Batteries are indispensable in our modern world. They offer portable power. They store, and deliver renewable energy, charge our electronic devices, and drive our transition towards climate neutrality. Global demand for batteries is rising rapidly and is set to increase 14 times over by 2030.

The European Investment Bank’s support will help AESC build its first plant in France and ramp up the European battery industry, boosting its competitiveness and accelerating the continent’s decarbonisation. The AESC investment is made under InvestEU, a European Commission programme that aims to trigger more than €372 billion in additional investment in Europe from 2021 to 2027.

“This gigafactory is a beacon of progress, not only for AESC but for France and Europe’s green ambitions,” says Matsumoto Shoichi, chief executive of AESC.” We are proud to be able to advance clean mobility by making batteries and electric vehicles more affordable.”

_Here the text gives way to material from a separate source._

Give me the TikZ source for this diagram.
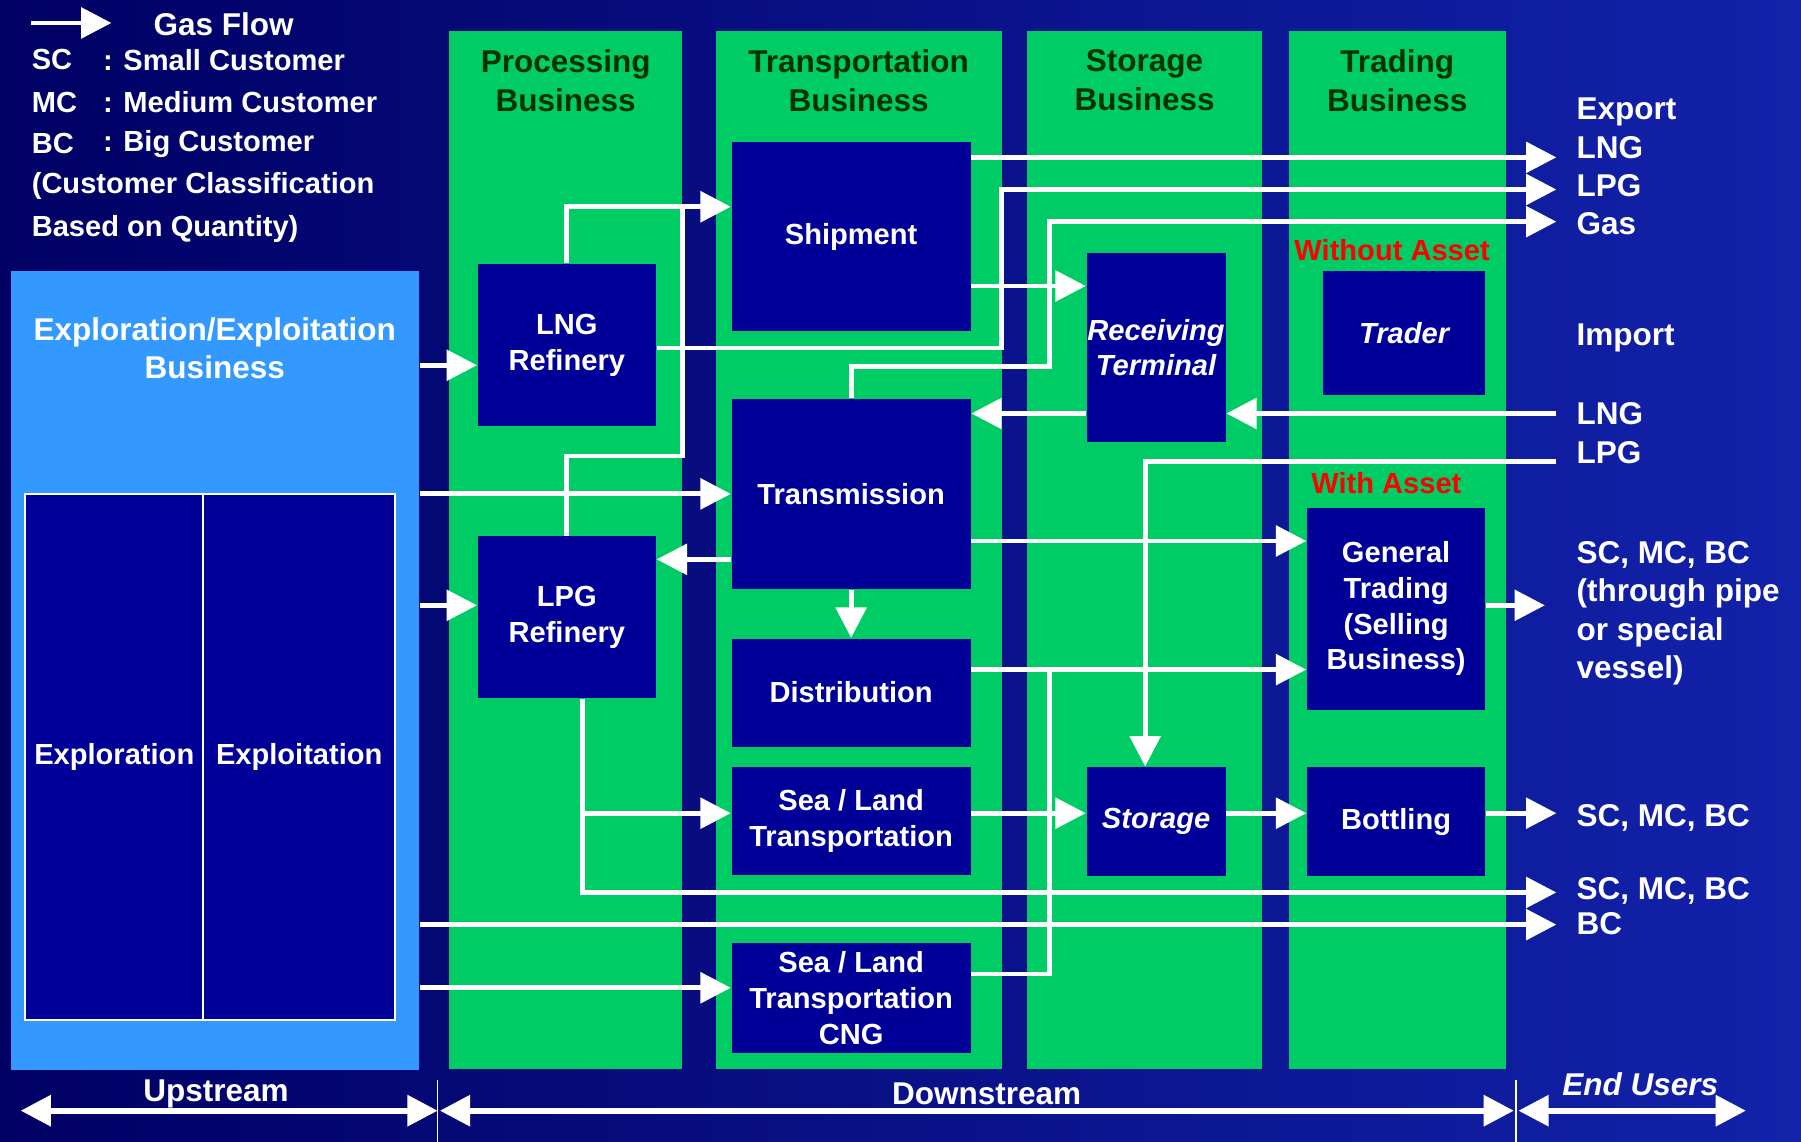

The project is in line with European Union’s target to reduce CO2 emissions in new cars by 55 percent (through banning the use of internal combustion engines in 2040) and a net-zero approach to all ground transports by 2050

AESC’s gigafactory will bring important employment to Douai and the Hauts-de-France region, creating some 1 200 direct jobs over the next three years and up to 3 000 jobs by 2030.

“Douai, once known for its mining industry, has evolved into an automotive hub, with companies like Renault having their manufacturing plants here,” says Walch-Guinebert. “Our project will add to this growing automotive ecosystem.”